● **Problem requirements**
Your answer should be a single number: how many lines in the data below hold the string "matplotlib".

* BEGIN Listing *

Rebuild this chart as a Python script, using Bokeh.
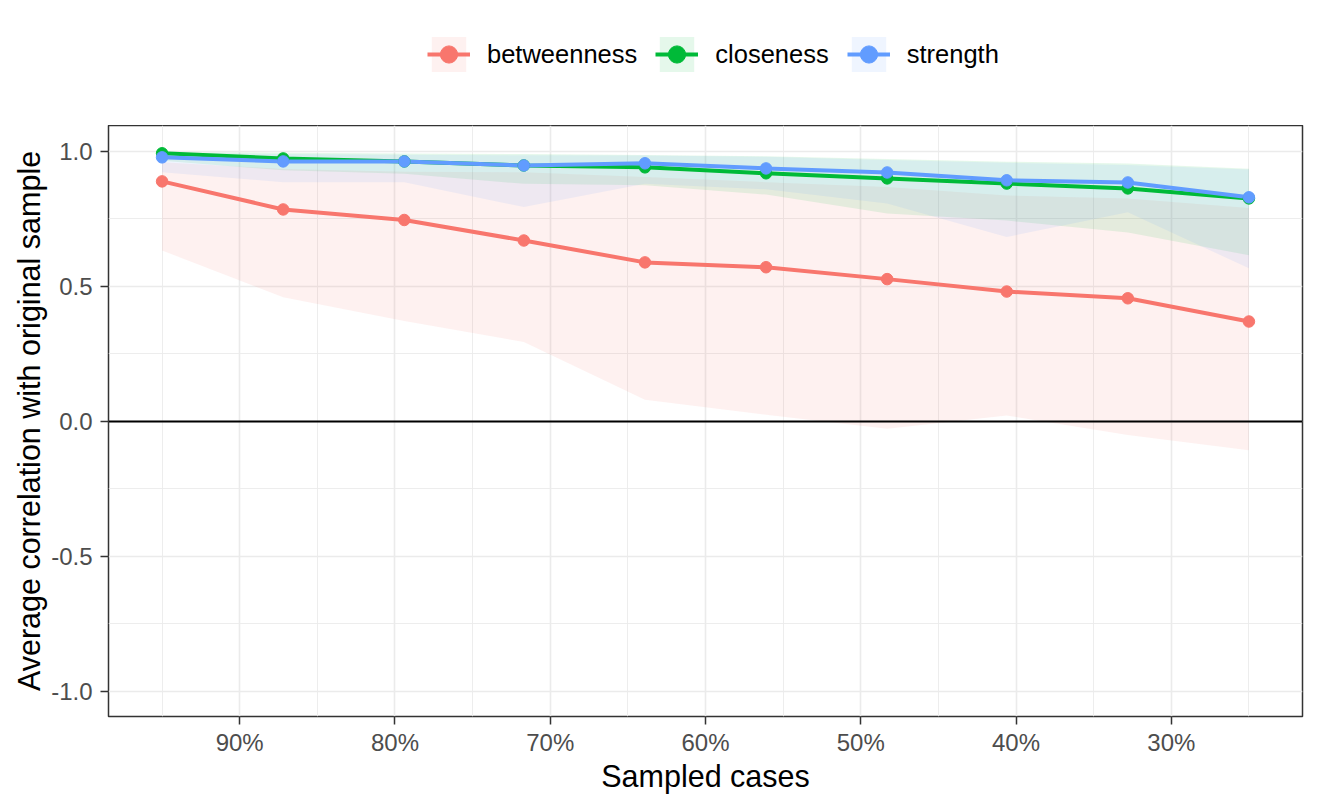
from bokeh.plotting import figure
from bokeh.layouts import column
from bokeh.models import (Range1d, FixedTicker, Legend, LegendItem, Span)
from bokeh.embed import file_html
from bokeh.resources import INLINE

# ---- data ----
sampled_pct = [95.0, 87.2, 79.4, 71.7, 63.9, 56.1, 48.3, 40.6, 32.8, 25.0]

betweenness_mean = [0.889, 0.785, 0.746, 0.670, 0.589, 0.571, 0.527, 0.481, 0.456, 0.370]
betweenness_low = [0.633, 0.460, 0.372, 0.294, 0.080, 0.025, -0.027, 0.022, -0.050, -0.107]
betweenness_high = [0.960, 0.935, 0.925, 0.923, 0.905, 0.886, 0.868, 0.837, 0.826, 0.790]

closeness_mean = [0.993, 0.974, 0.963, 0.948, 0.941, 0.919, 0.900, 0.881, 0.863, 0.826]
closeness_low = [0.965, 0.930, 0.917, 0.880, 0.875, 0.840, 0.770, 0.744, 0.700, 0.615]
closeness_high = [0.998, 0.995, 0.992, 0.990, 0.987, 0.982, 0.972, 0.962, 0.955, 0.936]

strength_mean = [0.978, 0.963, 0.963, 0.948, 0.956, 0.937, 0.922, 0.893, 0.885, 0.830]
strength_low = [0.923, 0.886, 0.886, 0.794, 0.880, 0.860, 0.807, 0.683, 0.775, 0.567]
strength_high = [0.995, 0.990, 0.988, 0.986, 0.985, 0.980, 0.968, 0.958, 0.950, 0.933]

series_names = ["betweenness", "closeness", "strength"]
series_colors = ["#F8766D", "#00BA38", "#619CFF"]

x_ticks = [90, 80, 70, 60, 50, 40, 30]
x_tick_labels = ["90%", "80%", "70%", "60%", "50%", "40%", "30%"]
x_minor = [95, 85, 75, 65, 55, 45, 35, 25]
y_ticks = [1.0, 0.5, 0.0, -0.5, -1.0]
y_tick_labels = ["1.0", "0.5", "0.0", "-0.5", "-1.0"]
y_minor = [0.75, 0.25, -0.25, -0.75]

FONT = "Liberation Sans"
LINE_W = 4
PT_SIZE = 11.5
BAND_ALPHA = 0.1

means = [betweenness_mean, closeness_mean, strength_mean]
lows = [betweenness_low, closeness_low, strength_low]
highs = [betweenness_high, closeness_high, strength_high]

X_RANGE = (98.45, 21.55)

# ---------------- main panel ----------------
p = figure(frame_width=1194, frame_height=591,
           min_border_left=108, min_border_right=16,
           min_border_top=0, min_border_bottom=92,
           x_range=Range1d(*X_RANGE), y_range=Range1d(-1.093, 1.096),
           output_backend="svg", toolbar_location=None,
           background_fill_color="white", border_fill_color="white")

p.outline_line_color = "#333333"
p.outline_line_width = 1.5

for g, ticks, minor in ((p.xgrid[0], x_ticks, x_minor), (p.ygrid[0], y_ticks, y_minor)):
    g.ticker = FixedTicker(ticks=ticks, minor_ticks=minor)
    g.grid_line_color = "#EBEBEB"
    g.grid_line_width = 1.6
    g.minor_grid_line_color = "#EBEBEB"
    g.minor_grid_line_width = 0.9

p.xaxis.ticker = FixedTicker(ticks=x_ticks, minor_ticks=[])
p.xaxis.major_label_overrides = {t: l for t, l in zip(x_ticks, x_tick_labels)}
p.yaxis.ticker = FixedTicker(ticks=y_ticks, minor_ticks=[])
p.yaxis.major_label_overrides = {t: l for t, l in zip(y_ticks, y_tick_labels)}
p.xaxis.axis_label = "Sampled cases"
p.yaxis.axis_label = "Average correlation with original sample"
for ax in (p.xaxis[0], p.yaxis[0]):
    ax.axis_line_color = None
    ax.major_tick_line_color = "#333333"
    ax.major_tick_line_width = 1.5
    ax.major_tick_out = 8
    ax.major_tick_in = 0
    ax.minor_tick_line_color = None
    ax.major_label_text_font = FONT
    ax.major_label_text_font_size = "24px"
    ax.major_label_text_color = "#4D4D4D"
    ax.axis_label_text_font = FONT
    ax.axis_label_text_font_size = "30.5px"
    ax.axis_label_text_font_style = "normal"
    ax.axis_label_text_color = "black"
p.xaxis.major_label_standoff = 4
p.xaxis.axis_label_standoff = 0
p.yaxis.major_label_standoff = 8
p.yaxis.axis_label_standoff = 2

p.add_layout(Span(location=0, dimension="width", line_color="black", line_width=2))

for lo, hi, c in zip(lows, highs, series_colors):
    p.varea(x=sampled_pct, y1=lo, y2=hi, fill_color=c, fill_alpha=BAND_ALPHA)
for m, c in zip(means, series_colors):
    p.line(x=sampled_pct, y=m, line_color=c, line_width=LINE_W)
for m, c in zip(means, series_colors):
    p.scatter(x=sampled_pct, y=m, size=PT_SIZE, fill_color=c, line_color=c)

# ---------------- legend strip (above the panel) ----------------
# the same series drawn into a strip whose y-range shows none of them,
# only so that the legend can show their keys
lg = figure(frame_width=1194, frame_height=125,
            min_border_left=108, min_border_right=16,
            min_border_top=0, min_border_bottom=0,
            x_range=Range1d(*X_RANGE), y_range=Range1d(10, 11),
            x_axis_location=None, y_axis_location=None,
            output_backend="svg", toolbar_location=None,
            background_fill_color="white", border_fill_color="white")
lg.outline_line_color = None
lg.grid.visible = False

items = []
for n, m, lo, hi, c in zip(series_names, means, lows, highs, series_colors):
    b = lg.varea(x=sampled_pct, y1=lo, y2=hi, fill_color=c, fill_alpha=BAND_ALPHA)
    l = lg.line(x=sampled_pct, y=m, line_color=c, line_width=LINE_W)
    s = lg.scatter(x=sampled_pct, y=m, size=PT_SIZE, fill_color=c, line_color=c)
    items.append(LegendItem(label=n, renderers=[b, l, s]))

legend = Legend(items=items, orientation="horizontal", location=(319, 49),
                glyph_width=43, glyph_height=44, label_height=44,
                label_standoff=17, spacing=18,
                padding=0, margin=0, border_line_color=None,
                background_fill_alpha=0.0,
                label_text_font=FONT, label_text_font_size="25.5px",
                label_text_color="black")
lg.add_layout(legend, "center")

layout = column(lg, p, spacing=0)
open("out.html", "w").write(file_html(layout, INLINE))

* END Listing *
* BEGIN Listing *

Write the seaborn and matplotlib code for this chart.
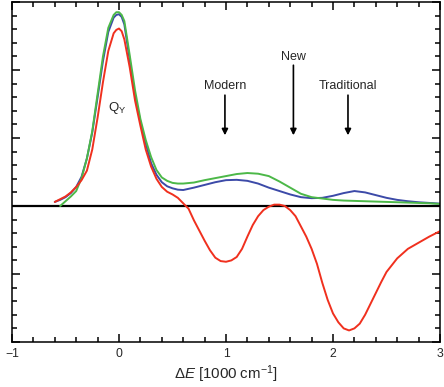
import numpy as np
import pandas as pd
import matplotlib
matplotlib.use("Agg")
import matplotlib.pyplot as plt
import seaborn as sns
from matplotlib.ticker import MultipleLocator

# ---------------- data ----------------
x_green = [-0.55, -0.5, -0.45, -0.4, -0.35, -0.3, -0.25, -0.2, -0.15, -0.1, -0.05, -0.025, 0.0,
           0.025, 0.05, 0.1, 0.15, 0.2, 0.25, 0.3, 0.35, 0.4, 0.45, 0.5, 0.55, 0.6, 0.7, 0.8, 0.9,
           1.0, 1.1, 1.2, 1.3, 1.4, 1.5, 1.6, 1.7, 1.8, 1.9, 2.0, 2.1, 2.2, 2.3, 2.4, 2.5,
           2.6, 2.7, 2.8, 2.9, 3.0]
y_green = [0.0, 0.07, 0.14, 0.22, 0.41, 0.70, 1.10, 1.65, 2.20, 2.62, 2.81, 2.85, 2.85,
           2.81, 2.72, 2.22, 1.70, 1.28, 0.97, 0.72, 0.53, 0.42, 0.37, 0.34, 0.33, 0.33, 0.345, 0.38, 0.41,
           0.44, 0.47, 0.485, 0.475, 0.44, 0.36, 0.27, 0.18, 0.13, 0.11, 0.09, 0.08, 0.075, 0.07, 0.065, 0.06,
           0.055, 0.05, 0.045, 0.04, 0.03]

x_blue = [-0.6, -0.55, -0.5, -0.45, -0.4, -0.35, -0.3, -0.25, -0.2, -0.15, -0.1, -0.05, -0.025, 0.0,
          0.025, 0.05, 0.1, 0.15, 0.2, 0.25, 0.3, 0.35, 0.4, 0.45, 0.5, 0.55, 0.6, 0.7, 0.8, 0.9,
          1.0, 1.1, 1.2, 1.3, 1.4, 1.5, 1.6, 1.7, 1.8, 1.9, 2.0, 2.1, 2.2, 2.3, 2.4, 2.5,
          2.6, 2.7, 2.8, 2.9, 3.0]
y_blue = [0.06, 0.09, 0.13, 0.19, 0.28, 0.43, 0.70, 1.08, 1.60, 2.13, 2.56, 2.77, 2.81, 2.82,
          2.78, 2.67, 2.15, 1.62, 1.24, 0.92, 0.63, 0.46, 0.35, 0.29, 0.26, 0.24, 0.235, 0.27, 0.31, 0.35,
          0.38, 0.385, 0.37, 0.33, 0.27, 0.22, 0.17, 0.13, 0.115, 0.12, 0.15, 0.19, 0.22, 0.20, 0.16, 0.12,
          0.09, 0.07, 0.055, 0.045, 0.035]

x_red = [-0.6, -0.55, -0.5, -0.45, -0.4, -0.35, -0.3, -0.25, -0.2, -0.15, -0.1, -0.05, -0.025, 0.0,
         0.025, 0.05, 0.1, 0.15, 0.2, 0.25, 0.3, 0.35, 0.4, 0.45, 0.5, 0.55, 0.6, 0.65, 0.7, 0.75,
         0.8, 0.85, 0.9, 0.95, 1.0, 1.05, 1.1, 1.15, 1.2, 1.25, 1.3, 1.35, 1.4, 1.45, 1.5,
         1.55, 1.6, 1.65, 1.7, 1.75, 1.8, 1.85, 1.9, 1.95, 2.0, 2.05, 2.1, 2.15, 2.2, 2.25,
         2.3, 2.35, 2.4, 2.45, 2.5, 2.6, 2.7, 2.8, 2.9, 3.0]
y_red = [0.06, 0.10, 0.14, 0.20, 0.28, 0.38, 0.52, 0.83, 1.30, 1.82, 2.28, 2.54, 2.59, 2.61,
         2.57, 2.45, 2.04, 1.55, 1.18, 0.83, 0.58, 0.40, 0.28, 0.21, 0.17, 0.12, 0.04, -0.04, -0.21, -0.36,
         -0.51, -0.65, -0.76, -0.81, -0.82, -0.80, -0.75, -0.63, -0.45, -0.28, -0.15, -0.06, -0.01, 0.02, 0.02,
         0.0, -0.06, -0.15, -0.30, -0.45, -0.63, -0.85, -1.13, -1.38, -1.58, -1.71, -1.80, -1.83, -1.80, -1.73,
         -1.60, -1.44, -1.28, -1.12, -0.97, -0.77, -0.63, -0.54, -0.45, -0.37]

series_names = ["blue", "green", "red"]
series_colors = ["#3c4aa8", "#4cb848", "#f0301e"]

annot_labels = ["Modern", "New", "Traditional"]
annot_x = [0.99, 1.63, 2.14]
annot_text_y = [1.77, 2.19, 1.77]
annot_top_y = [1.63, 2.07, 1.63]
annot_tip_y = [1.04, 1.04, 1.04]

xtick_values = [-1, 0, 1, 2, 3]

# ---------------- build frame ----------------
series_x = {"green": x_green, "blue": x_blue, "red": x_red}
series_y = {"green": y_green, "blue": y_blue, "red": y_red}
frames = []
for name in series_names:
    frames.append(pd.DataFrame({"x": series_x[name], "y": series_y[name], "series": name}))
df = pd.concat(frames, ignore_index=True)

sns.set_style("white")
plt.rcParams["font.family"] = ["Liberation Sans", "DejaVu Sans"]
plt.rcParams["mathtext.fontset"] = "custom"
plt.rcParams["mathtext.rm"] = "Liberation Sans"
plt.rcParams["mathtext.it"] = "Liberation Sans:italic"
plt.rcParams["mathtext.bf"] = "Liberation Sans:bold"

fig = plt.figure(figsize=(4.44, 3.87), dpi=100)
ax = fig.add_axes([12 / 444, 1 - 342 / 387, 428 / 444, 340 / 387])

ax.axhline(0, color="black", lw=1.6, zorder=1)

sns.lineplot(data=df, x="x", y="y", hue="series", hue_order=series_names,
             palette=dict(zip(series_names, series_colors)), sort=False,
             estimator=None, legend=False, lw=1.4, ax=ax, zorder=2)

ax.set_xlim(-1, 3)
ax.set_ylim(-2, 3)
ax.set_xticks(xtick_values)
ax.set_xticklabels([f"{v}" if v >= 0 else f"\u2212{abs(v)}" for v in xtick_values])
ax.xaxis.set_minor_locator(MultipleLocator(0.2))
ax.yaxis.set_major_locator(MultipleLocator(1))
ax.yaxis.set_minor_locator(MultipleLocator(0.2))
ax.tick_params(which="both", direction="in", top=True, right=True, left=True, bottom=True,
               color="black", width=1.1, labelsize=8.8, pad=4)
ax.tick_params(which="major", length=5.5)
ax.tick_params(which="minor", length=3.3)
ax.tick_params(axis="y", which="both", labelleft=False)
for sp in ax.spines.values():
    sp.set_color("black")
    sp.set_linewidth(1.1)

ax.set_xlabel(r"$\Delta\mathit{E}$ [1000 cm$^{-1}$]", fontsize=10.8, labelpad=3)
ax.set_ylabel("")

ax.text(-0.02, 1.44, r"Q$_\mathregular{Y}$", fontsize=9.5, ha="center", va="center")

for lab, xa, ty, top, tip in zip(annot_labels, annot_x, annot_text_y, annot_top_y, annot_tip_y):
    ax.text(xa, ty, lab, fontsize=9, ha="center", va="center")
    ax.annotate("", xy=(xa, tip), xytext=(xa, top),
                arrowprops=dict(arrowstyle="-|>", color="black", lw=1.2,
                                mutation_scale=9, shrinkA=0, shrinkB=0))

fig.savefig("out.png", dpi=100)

* END Listing *
* BEGIN Listing *

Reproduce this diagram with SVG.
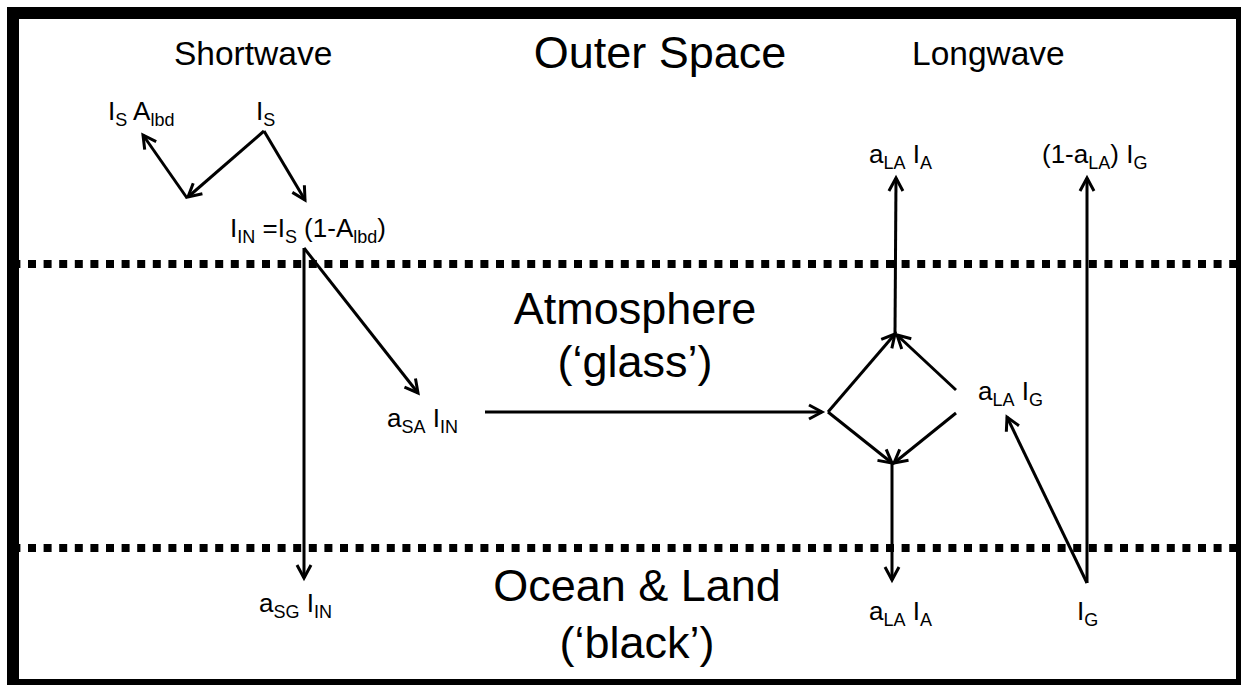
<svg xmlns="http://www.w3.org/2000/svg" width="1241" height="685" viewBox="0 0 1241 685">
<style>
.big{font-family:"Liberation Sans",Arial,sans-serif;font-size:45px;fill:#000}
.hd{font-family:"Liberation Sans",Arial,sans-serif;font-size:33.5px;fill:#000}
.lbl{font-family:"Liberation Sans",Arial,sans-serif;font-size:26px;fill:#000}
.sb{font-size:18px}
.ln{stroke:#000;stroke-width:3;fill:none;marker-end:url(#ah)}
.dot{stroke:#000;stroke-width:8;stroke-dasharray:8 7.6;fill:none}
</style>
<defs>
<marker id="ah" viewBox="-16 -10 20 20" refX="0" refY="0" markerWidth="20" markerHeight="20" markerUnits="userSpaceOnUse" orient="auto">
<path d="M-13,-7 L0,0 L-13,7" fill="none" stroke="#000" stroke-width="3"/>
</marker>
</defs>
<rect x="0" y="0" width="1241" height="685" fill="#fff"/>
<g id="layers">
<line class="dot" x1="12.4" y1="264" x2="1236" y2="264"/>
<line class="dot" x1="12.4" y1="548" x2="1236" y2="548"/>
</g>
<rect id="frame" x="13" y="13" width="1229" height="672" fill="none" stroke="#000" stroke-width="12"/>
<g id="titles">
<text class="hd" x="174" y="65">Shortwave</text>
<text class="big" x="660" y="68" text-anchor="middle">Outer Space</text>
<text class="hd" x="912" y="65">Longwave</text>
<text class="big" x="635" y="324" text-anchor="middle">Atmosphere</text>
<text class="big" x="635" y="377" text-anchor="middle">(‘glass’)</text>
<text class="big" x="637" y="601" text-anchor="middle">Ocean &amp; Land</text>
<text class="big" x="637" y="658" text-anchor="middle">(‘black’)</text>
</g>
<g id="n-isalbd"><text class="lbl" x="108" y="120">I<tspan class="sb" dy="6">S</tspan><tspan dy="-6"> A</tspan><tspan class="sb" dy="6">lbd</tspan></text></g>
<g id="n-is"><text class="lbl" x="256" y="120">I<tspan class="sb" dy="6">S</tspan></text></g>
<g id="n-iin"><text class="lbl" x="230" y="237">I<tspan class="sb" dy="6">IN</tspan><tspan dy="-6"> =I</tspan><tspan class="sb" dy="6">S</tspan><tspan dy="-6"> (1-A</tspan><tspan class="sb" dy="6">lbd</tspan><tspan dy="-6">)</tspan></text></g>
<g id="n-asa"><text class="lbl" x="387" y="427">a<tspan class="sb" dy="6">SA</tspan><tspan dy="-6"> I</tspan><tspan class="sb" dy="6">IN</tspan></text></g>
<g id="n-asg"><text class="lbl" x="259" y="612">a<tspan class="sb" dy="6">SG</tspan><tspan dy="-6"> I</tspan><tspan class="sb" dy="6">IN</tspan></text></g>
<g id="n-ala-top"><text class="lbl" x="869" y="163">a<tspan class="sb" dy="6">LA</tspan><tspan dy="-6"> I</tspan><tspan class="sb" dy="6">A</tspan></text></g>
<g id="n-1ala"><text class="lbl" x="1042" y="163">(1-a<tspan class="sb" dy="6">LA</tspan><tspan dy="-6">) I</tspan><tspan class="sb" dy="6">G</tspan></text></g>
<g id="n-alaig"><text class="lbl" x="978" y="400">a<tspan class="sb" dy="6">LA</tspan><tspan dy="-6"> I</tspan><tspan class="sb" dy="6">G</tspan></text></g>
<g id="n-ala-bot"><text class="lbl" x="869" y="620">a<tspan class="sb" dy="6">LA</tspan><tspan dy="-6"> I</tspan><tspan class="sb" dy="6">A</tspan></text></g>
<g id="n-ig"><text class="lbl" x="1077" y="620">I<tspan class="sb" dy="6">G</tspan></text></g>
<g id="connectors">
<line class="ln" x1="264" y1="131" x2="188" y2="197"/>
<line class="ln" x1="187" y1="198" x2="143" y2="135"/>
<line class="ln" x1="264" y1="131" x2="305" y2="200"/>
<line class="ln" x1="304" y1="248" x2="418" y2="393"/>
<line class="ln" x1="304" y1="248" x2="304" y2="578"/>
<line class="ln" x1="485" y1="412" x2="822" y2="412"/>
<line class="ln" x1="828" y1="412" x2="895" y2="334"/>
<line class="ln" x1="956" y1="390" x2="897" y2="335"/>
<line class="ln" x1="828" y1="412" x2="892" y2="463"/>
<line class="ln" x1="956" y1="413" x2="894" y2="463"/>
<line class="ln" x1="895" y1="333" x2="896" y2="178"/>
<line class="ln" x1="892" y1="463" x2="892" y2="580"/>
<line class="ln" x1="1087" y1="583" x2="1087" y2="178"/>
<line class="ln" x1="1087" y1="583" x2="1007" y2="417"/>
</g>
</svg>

* END Listing *

● **Answer to this problem**
5